"Comment une femme vivant sous le soleil pourrait-elle coucher avec un cadavre décomposé ressorti de la tombe?"
Voilà qui résume assez sommairement le propos de ce roman. Très sommairement à vrai dire puisque l'auteur déploie cette question sur près de 700 pages.
Tout aurait été évidemment plus simple si Hoan n'avait pas été aussi riche. Miên aurait alors pu prendre la décision de rester avec lui sans que le village ne lui prête de mauvaises intentions. Mais voilà, le sort en a voulu autrement. Et même si Bôn n'a pas les moyens de subvenir à leurs besoins les plus sommaires, même si ils sont obligés de vivre des largesses de Hoan, Miên ne peut lui tourner le dos alors qu'il était allé combattre pour son pays.
Thu Huong Duong nous raconte donc les parcours et les interrogations de ses trois protagonistes. Au moyen de passages en italique, elle nous livre les pensée des uns et des autres. Chacun enfermé dans sa problématique tente de survivre.

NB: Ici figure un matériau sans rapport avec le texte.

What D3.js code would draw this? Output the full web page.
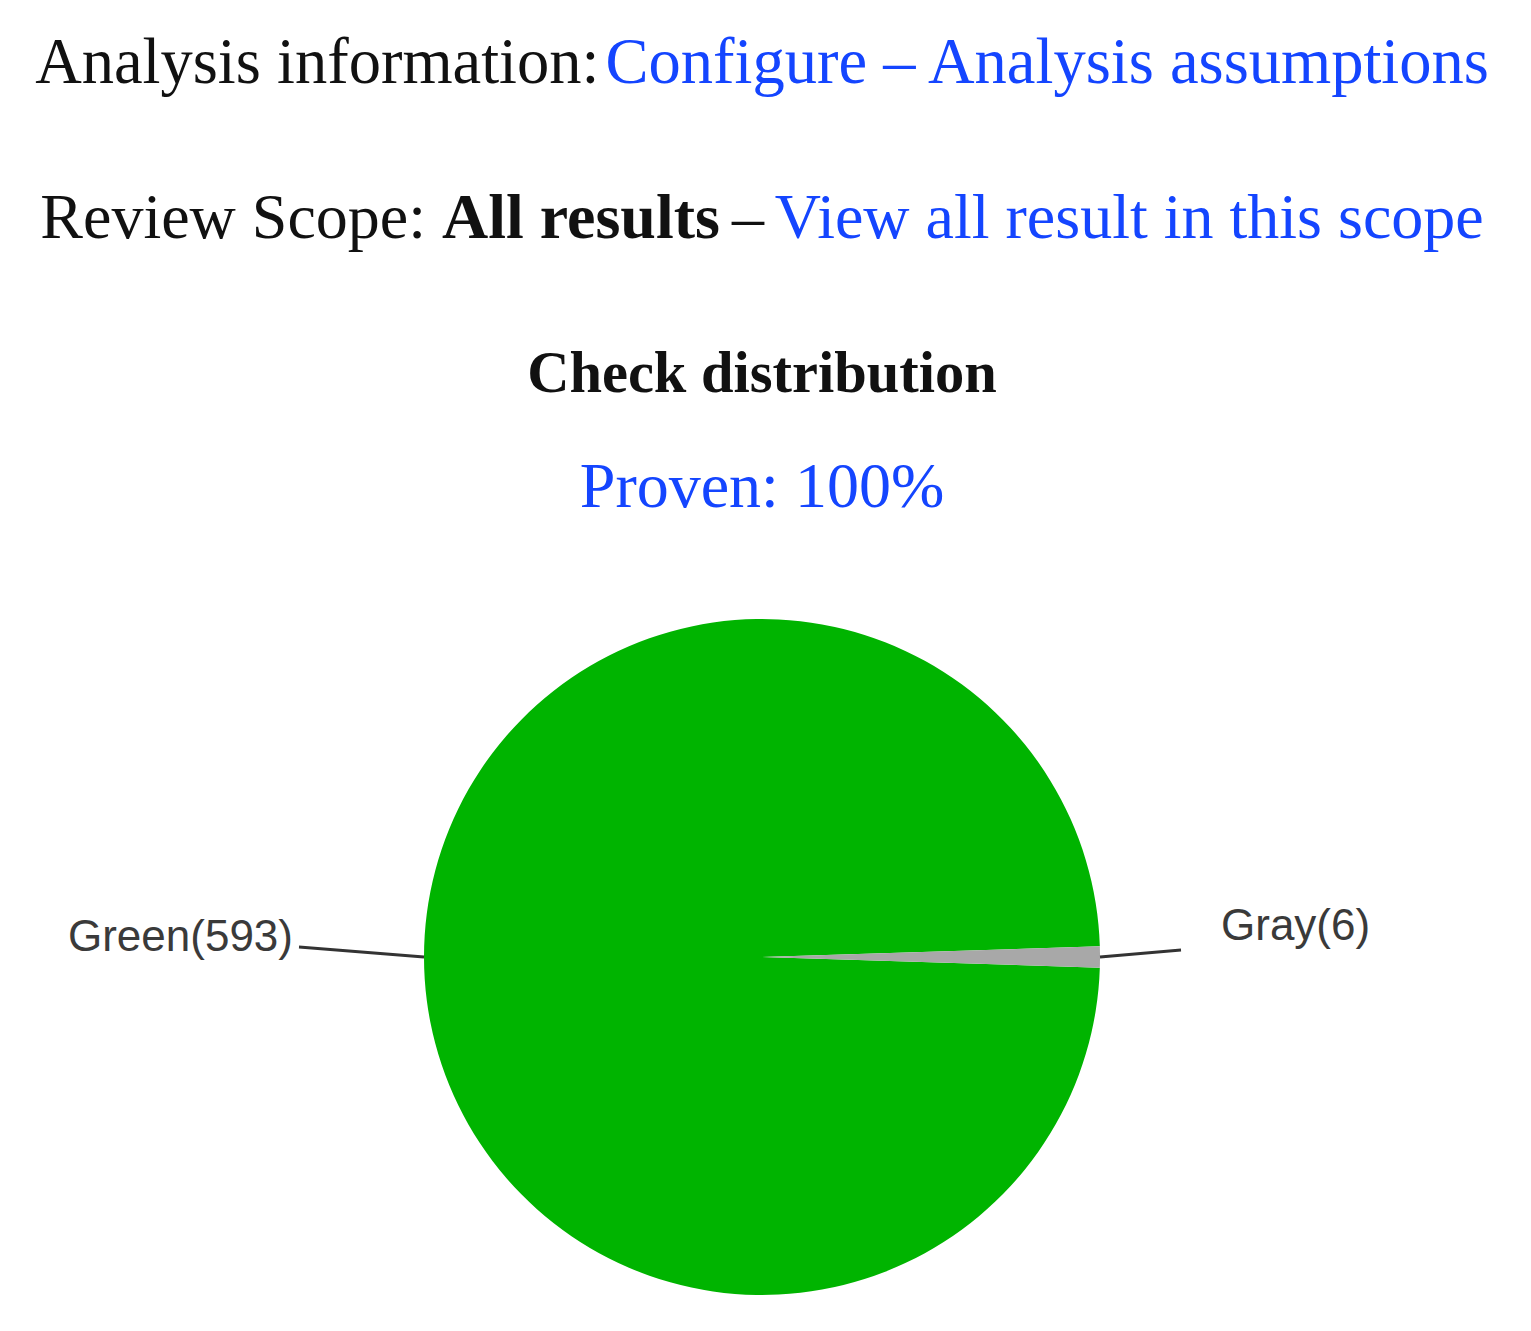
<!DOCTYPE html>
<html lang="en">
<head>
<meta charset="utf-8">
<title>Check distribution</title>
<style>
  body { margin: 0; background: #fff; }
  .hdr { font-family: "Liberation Serif", "Times New Roman", serif; }
  .lbl { font-family: "Liberation Sans", Arial, sans-serif; font-size: 44px; fill: #3a3a3a; }
</style>
</head>
<body>
<script src="https://cdn.jsdelivr.net/npm/d3@7"></script>
<script>

// data
var categories = ["Green", "Gray"];
var counts = [593, 6];
var colors = ["#00b400", "#a8a8a8"];
var provenPct = 100;

var w = 1531;
var h = 1331;
var cx = 762;
var cy = 957;
var radius = 338;
var link = "#1445ff";

var svg = d3.select("body").append("svg")
  .attr("width", w)
  .attr("height", h);

// header lines
var t1 = svg.append("text").attr("class", "hdr")
  .attr("x", cx).attr("y", 83)
  .attr("text-anchor", "middle")
  .attr("font-size", 64.5);
t1.append("tspan").attr("fill", "#111").text("Analysis information: ");
t1.append("tspan").attr("fill", link).attr("dx", -10).text("Configure \u2013 Analysis assumptions");

var t2 = svg.append("text").attr("class", "hdr")
  .attr("x", cx).attr("y", 238)
  .attr("text-anchor", "middle")
  .attr("font-size", 64);
t2.append("tspan").attr("fill", "#111").text("Review Scope: ");
t2.append("tspan").attr("fill", "#111").attr("font-weight", "bold").text("All results");
t2.append("tspan").attr("fill", "#111").attr("dx", -4).text(" \u2013 ");
t2.append("tspan").attr("fill", link).attr("dx", -4).text("View all result in this scope");

svg.append("text").attr("class", "hdr")
  .attr("x", cx).attr("y", 392)
  .attr("text-anchor", "middle")
  .attr("font-size", 58.5)
  .attr("font-weight", "bold")
  .attr("fill", "#111")
  .text("Check distribution");

svg.append("text").attr("class", "hdr")
  .attr("x", cx).attr("y", 507)
  .attr("text-anchor", "middle")
  .attr("font-size", 64)
  .attr("fill", link)
  .text("Proven: " + provenPct + "%");

// pie
var total = d3.sum(counts);
var a0 = Math.PI / 2 + (counts[1] / total) * Math.PI;

var pie = d3.pie()
  .sort(null)
  .startAngle(a0)
  .endAngle(a0 + 2 * Math.PI);

var arc = d3.arc().innerRadius(0).outerRadius(radius);

var slices = pie(counts);

var g = svg.append("g")
  .attr("transform", "translate(" + cx + "," + cy + ")");

g.selectAll("path")
  .data(slices)
  .enter().append("path")
  .attr("d", arc)
  .attr("fill", function(d, i) { return colors[i]; });

// leader lines + labels
var lineLen = [125, 81];
var lineRise = [10, 7];

slices.forEach(function(d, i) {
  var mid = (d.startAngle + d.endAngle) / 2;
  var sx = radius * Math.sin(mid);
  var sy = -radius * Math.cos(mid);
  var side = sx < 0 ? -1 : 1;
  var ex = side * (radius + lineLen[i]);
  var ey = sy - lineRise[i];

  g.append("line")
    .attr("x1", sx).attr("y1", sy)
    .attr("x2", ex).attr("y2", ey)
    .attr("stroke", "#333")
    .attr("stroke-width", 3);

  g.append("text").attr("class", "lbl")
    .attr("x", side < 0 ? ex - 6 : ex + 40)
    .attr("y", side < 0 ? ey + 4 : ey - 10)
    .attr("text-anchor", side < 0 ? "end" : "start")
    .text(categories[i] + "(" + counts[i] + ")");
});

</script>
</body>
</html>
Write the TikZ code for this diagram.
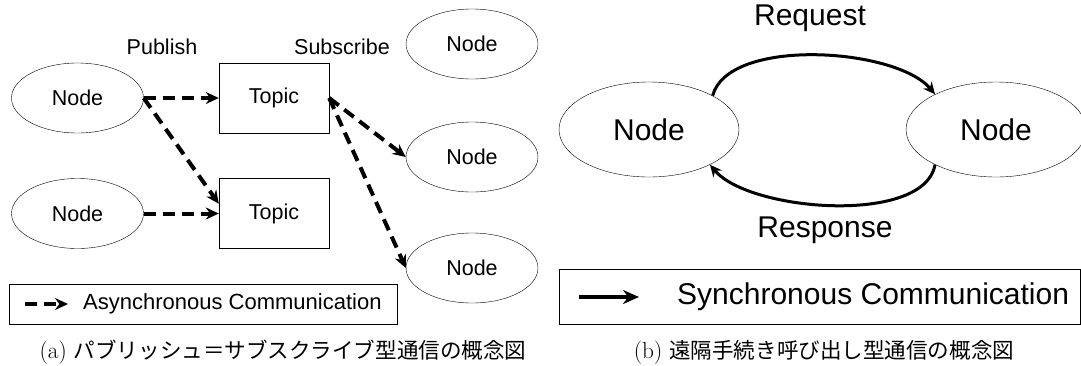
\documentclass[tikz,border=0pt]{standalone}
\usepackage{fontspec}
\setsansfont{Liberation Sans}
\newfontfamily\jpfont[Scale=0.925]{Noto Sans CJK JP}
\usetikzlibrary{shapes.geometric,arrows.meta}

\tikzset{
  nodeell/.style={draw, ellipse, inner sep=0pt, minimum width=132pt, minimum height=70pt,
    font=\sffamily\fontsize{21.5}{24}\selectfont},
  bignodeell/.style={draw, ellipse, inner sep=0pt, minimum width=180pt, minimum height=95pt,
    font=\sffamily\fontsize{30}{34}\selectfont},
  topicbox/.style={draw, rectangle, inner sep=0pt, minimum width=110pt, minimum height=70pt,
    font=\sffamily\fontsize{21.5}{24}\selectfont},
  label/.style={inner sep=0pt, font=\sffamily\fontsize{21.5}{24}\selectfont},
  biglabel/.style={inner sep=0pt, font=\sffamily\fontsize{30}{34}\selectfont},
  async/.style={line width=4pt, dash pattern=on 12pt off 7pt, -{Stealth[length=13pt,width=12pt]}},
  sync/.style={line width=3pt, -{Stealth[length=12pt,width=11pt]}},
  caption/.style={inner sep=0pt, font=\fontsize{23.3}{27}\selectfont},
}

\begin{document}
\begin{tikzpicture}[x=1pt,y=-1pt]
\useasboundingbox (0,0) rectangle (1081,365);

% (a) publish/subscribe
\node[label] (pub) at (162,47) {Publish};
\node[label] (sub) at (342,47) {Subscribe};

\node[nodeell] (n1) at (77.5,98) {Node};
\node[nodeell] (n2) at (77.5,213.5) {Node};
\node[topicbox] (t1) at (274,98) {Topic};
\node[topicbox] (t2) at (274,213.5) {Topic};
\node[nodeell] (n3) at (472,44) {Node};
\node[nodeell] (n4) at (472,157) {Node};
\node[nodeell] (n5) at (472,268) {Node};

\path[draw,async] (n1.east) -- (t1.west);
\path[draw,async] (n1.east) -- (t2.170);
\path[draw,async] (n2.east) -- (t2.west);
\path[draw,async] (t1.east) -- (n4.west);
\path[draw,async] (t1.east) -- (n5.west);

\node[draw, rectangle, minimum width=388pt, minimum height=40pt] (lega) at (203,304) {};
\coordinate (la1) at (25,304);
\coordinate (la2) at (68,304);
\path[draw,async] (la1) -- (la2);
\node[label, anchor=west, font=\sffamily\fontsize{22}{25}\selectfont] (lta) at (83,304) {Asynchronous Communication};

\node[caption] (capa) at (283,352) {(a) {\jpfont パブリッシュ＝サブスクライブ型通信の概念図}};

% (b) remote procedure call
\node[bignodeell] (m1) at (649,129.5) {Node};
\node[bignodeell] (m2) at (996,129.5) {Node};
\node[biglabel] (req) at (810,18) {Request};
\node[biglabel] (res) at (825,230) {Response};

\path[draw,sync] (m1.28) to[out=75,in=130,looseness=0.7] (m2.150);
\path[draw,sync] (m2.210) to[out=-100,in=-50,looseness=0.7] (m1.330);

\node[draw, rectangle, minimum width=521pt, minimum height=55pt] (legb) at (819.5,296.5) {};
\coordinate (lb1) at (579,297);
\coordinate (lb2) at (639,297);
\path[draw, line width=4pt, -{Stealth[length=16pt,width=14pt]}] (lb1) -- (lb2);
\node[biglabel, anchor=west] (ltb) at (677,297) {Synchronous Communication};

\node[caption] (capb) at (824,352) {(b) {\jpfont 遠隔手続き呼び出し型通信の概念図}};
\end{tikzpicture}
\end{document}
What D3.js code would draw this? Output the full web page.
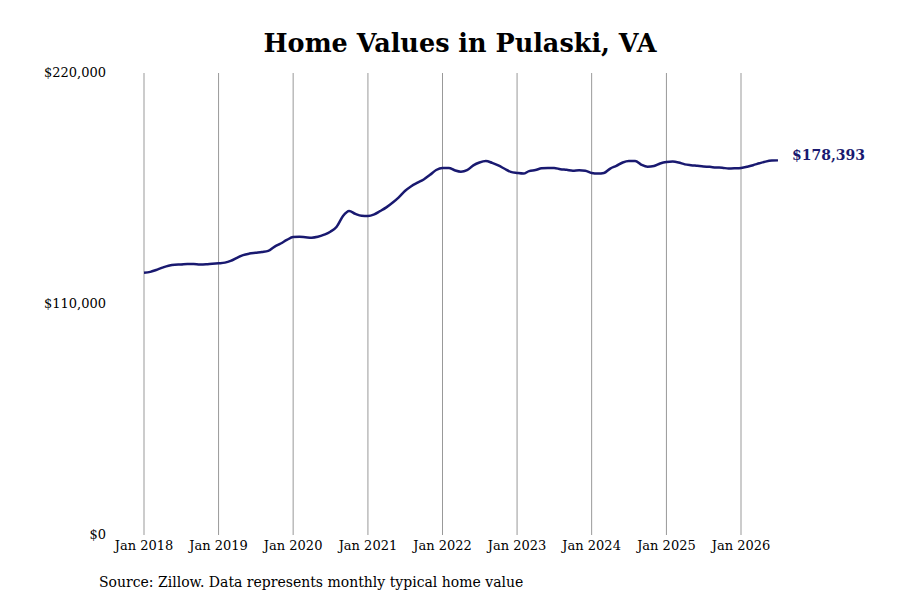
<!DOCTYPE html>
<html><head><meta charset="utf-8">
<script src="https://cdn.jsdelivr.net/npm/d3@7"></script>
<style>body{margin:0;background:#fff}svg{font-family:"DejaVu Serif",serif}</style>
</head><body><svg id="c" width="900" height="600"></svg>
<script>
//monthly typical home value, Jan 2018 - Jul 2026
var startMonth = new Date(2018, 0, 1);
var homeValues = [
  124900,125300,126200,127300,128200,128700,128800,129000,129000,128800,128900,129200,
  129400,129700,130500,132000,133300,134000,134400,134800,135300,137200,138800,140500,
  141900,142000,141800,141600,142000,143000,144400,146800,151900,154300,152900,152000,
  151900,152700,154200,156000,158200,160800,163800,166100,167800,169300,171500,173800,
  174800,174800,173700,173000,173700,176000,177400,178100,177200,176000,174400,172900,
  172400,172100,173300,173800,174600,174800,174800,174200,173900,173500,173700,173500,
  172400,172100,172400,174500,175800,177400,178100,178100,176300,175400,175700,176900,
  177600,177800,177400,176500,176100,175800,175500,175300,175000,174900,174500,174600,
  174800,175400,176100,177000,177800,178300,178393
];
var yTicks = [0, 110000, 220000];
var xTickYears = [2018,2019,2020,2021,2022,2023,2024,2025,2026];

var data = homeValues.map(function(v, i) {
  return {date: d3.timeMonth.offset(startMonth, i), value: v};
});

var svg = d3.select('#c');
var x = d3.scaleTime().domain([new Date(2018,0,1), new Date(2026,0,1)]).range([144, 741]);
var y = d3.scaleLinear().domain([0, 220000]).range([535, 73]);

//title
svg.append('text').attr('x', 460).attr('y', 52).attr('text-anchor', 'middle')
  .style('font-size', '25.5px').style('font-weight', 'bold').text('Home Values in Pulaski, VA');

//vertical grid
svg.selectAll('.grid').data(xTickYears).enter().append('line')
  .attr('x1', function(d) { return x(new Date(d,0,1)); })
  .attr('x2', function(d) { return x(new Date(d,0,1)); })
  .attr('y1', 73).attr('y2', 535)
  .attr('stroke', '#999').attr('stroke-width', 1);

//x labels
svg.selectAll('.xl').data(xTickYears).enter().append('text')
  .attr('x', function(d) { return x(new Date(d,0,1)); })
  .attr('y', 550).attr('text-anchor', 'middle').style('font-size', '13px')
  .text(function(d) { return 'Jan ' + d; });

//y labels
var fmt = d3.format('$,');
svg.selectAll('.yl').data(yTicks).enter().append('text')
  .attr('x', 106).attr('y', function(d) { return y(d) + 4; })
  .attr('text-anchor', 'end').style('font-size', '13px')
  .text(function(d) { return fmt(d); });

//line
var line = d3.line().curve(d3.curveMonotoneX)
  .x(function(d) { return x(d.date); })
  .y(function(d) { return y(d.value); });
svg.append('path').datum(data).attr('d', line)
  .attr('fill', 'none').attr('stroke', '#191970').attr('stroke-width', 2.5);

//end label
var last = data[data.length - 1];
svg.append('text').attr('x', x(last.date) + 14).attr('y', y(last.value))
  .style('font-size', '14px').style('font-weight', 'bold').attr('fill', '#191970')
  .text(fmt(last.value));

//source
svg.append('text').attr('x', 99).attr('y', 587).style('font-size', '14px')
  .text('Source: Zillow. Data represents monthly typical home value');
</script></body></html>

Je ne peux que souligner la qualité d'écriture et l'entreprise de la romancière.
Il y a tout d'abord l'évocation de ce Viet Nam aux traditions si éloignées des nôtres (alors même que le récit se déroule à la fin du 20ème siècle). L'auteure réussit à faire naître les paysages, les senteurs et les couleurs de ce pays lointain.
Parmi les passages qui m'ont fait fort impression, il y a notamment la traversée dans la jungle par Bôn pendant la guerre. Ce passage extrêmement intense et violent est d'une rare force évocatrice.

Tout au long du roman, il y a une impression persistante d'un temps qui se dilate, qui s'éternise. A tel point que j'ai fini par trouver que cette suspension du temps se transformait en longueurs indigestes.
Mais ce qui m'a le plus dérangée, ce sont les valeurs véhiculées par ce roman. Outre le sort pitoyable réservé aux anciens combattants, la façon dont les femmes sont traitées m'a laissé un mauvais goût en bouche. Je n'ai pas vu des valeurs de respect et d'honneur, mais un sexisme à tout crin, des codes archaïques et insoutenables. Je vous mets ci-dessous, deux extraits qui m'ont particulièrement fait hurler (c'est moi qui mets en italique)

Peut-être l'homme doit-il trouver une issue pour libérer sa chair, comme le voyageur traversant la montagne aride doit désaltérer sa soif dans la première flaque d'eau qui se présente.[...]
[...]Vous pouvez continuer de l'aimer, d'éprouver de la nostalgie pour elle tout en cherchant une autre femme où déverser les ordures entassées dans votre corps.

En fait, pendant tout le récit, on se rend compte que la place des femmes est particulièrement restreinte. Et même chez le couple Xa et Soan, qui semble épanoui, la femme sait se tenir à sa place et ne parler qu'à la demande express de son mari.
Quel choc des rencontres ! A peine une trentaine d'années séparent le lecteur des personnages de cette histoire, et pourtant, il nous semble qu'il y a un univers entre les deux. Il ne fait décidément pas bon être femme au Viet-Nam.

Ce roman faisait partie de la sélection du Livre de Poche du mois de mars. Il y avait également La joueuse d'Echec, dont je vous ai parlé hier, et L'enfant de Noé, dont j'avais parlé sur ce blog il y a déjà 2 ans. Très honnêtement, aucun des trois n'a réussi à me convaincre. Espérons que la sélection du mois d'avril sera meilleure.

Voir aussi les avis de Gambadou, Sylvie, Carine Sollivelas et Florinette

Extrait :

Miên retire sa main. Elle vient de comprendre. La voix a cogné la paume de sa main. On dit que, de toutes les parties du corps, la paume de la main conserve le plus longtemps les sensations, de même que l'oreille de l'éléphant garde la mémoire des sons provenant de sept existence antérieures. Miên a compris qui est l'homme assis en face d'elle.
Elle soupire d'une voix basse :
"Grand frère Bôn?"
Il répond :
"Oui, c'est moi, je suis revenu."
C'était son mari, quatorze ans plus tôt. L'âme errante qu'elle honore sur l'autel depuis si longtemps s'est soudain réincarné dans ce corps noir, cette peau et ces lèvres cadavériques. Bôn est revenu. Ce n'est plus le jeune homme qui fut son mari le temps d'un été fugace. C'est n'est pas une âme errante non plus. Quelque chose entre les deux. Miên comprend qu'elle est piégée.